Et vous-même, est-ce que vous peignez ? « Oui, j’ai fait quelques commandes de paysages et de portraits mais je n’ai pas eu l’occasion de développer mon propre style. Je suis rentré dans la peinture de bâtiment et la décoration intérieure. Vaco me disait toujours : “Peignez, expérimentez jusqu’à ce que vous trouviez votre propre style. Me pou vinn enn artis abouti, ou bizin ena letan pou ou ek pou ou lar.”

Ses conseils sont encore très frais dans ma tête et je vais m’y mettre ! » Entre-temps, Ridwaan Hosany suit les projets d’art de ses élèves du Higher School Certificate et anime des ateliers d’art à la manière de Vaco. Le prochain est prévu le samedi 24 février, dans Lespas Kreatif Vaco, au CAC.

Exposition rétrospective au CAC

Pour marquer ses cinq années d’existence, le CAC a ouvert une exposition rétrospective de l’artiste créole mauricien, Vaco, de son vrai nom Joseph Charles Jacques Désiré Baissac, en décembre 2023. Il est prévu que l’exposition dure dix mois. Une occasion tout indiquée pour rendre hommage à celui qui a peint « la langue créole » et qui est décédé en février 2023.

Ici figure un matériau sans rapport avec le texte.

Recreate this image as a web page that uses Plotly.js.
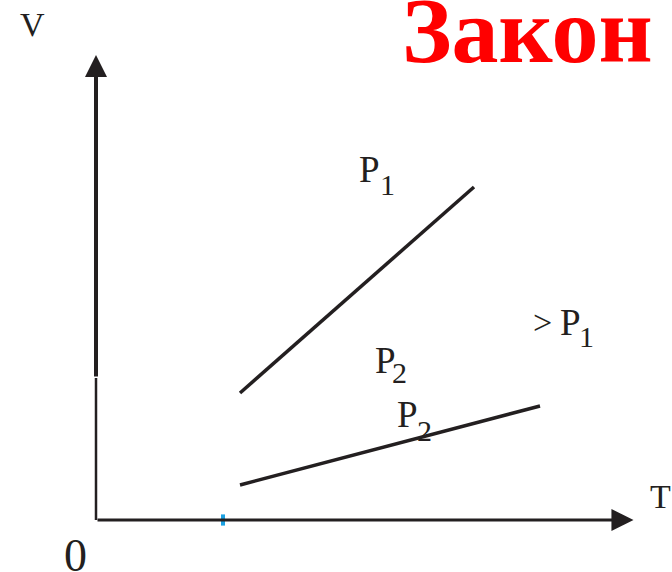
<!DOCTYPE html>
<html>
<head>
<meta charset="utf-8">
<script src="https://cdn.plot.ly/plotly-3.0.1.min.js"></script>
<style>
  html, body { margin: 0; padding: 0; background: #fff; }
  #chart { width: 672px; height: 572px; }
</style>
</head>
<body>
<div id="chart"></div>
<script>
// ===== Data =====
// isobar P1 (steeper) and isobar P2 > P1 (flatter), V against T
const isobarT1 = [2.88, 7.56];
const isobarV1 = [2.54, 6.66];
const isobarT2 = [2.88, 8.88];
const isobarV2 = [0.70, 2.28];
// small blue tick on the T axis
const tickT = [2.54];
const tickV = [0];

// axis extents
const axisTend = 10.75;
const axisVend = 9.30;
const axisVthick = 2.84;

const ink = '#231f20';
const serif = 'Liberation Serif, Times New Roman, serif';

function label(text, x, y, size, extra) {
    return Object.assign({
        x: x, y: y, xref: 'x', yref: 'y',
        text: text, showarrow: false,
        xanchor: 'center', yanchor: 'middle',
        font: { family: serif, size: size, color: ink }
    }, extra || {});
}

function arrow(x0, y0, x1, y1, width, size) {
    return {
        x: x1, y: y1, ax: x0, ay: y0,
        xref: 'x', yref: 'y', axref: 'x', ayref: 'y',
        text: '', showarrow: true,
        arrowhead: 2, arrowsize: size, arrowwidth: width, arrowcolor: ink
    };
}

// ===== Build chart =====
function createChart() {
    const traces = [
        {
            x: isobarT1, y: isobarV1, type: 'scatter', mode: 'lines',
            line: { color: ink, width: 3.5 }, hoverinfo: 'skip'
        },
        {
            x: isobarT2, y: isobarV2, type: 'scatter', mode: 'lines',
            line: { color: ink, width: 3.5 }, hoverinfo: 'skip'
        },
        {
            x: tickT, y: tickV, type: 'scatter', mode: 'markers',
            marker: { symbol: 'line-ns', size: 8, line: { color: '#1ba1e2', width: 4 } },
            hoverinfo: 'skip'
        }
    ];

    const layout = {
        width: 672,
        height: 572,
        margin: { t: 0, b: 0, l: 0, r: 0 },
        paper_bgcolor: 'white',
        plot_bgcolor: 'white',
        showlegend: false,
        xaxis: { range: [-1.92, 11.52], visible: false, fixedrange: true },
        yaxis: { range: [-1.04, 10.4], visible: false, fixedrange: true },
        shapes: [
            {
                type: 'line', xref: 'x', yref: 'y',
                x0: 0, y0: 0, x1: 0, y1: axisVthick,
                line: { color: ink, width: 2.5 }
            }
        ],
        annotations: [
            arrow(0, 0, axisTend, 0, 3, 1.47),
            arrow(0, axisVthick, 0, axisVend, 4, 1.1),
            label('V', -1.27, 9.91, 34),
            label('T', 11.29, 0.47, 34),
            label('0', -0.42, -0.71, 46),
            label('Закон', 8.62, 9.80, 94, {
                font: { family: serif, size: 94, color: '#ff0000', weight: 'bold' }
            }),
            label('P', 5.47, 7.01, 37),
            label('1', 5.82, 6.72, 30),
            label('P', 5.78, 3.20, 37),
            label('2', 6.07, 2.95, 30),
            label('P', 6.23, 2.11, 37),
            label('2', 6.56, 1.80, 30),
            label('>', 8.93, 3.95, 34),
            label('P', 9.48, 3.95, 37),
            label('1', 9.80, 3.68, 30)
        ]
    };

    Plotly.newPlot('chart', traces, layout, { displayModeBar: false, staticPlot: true });
}

document.addEventListener('DOMContentLoaded', createChart);
</script>
</body>
</html>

La rétrospective Vaco retrace à travers une soixantaine d’œuvres sa carrière d’artiste entamée en 1958, à l’âge de 18 ans avec une première exposition. Elle se décline en trois parties : la nature, la femme et la langue créole. Une visite de l’exposition nous guide sur l’évolution du travail de l’artiste. Stage avec Serge Constantin et Siegfried Sammer au Plaza, ensuite études d’art en France et à Bruxelles.

Vaco passera 20 ans de sa vie en Afrique du Sud dans la restauration tout en conservant sa passion pour l’art et en continuant à exercer. L’artiste se serait intéressé au fauvisme en explorant divers éléments de la nature. Il élaborera une approche simplifiée, mais colorée. « Les détails texturaux et le volume de ses sujets sont minimisés. Une technique de peinture plate est privilégiée à celle du clair-obscur », lisons-nous sur la note explicative au CAC. Elle souligne aussi la particularité « des contours noirs distincts, qui mettent en évidence les formes tout en accentuant l’impact des couleurs ». L’on relève aussi qu’au départ, il était inspiré par Malcolm de Chazal.

Le CAC montre également le dernier travail entamé par l’artiste et qui est resté inachevé. Une toile d’une dimension de 60 cm par 80 cm. Il est désormais intitulé « Dernie koumansman ». Il présente une composition locale : la végétation comprenant papayers, cocotiers, canne à sucre. Le spectateur rentre dans l’image à partir de la plage, s’arrête sur les voiliers dans le lagon et avance vers la montagne du Morne avant se rejoindre l’oiseau de Vaco. Le crayonnage est complet, les contours noirs presque, la mise en couleur à l’acrylique en est à ses débuts : du rouge pour représenter un flamboyant en fleur.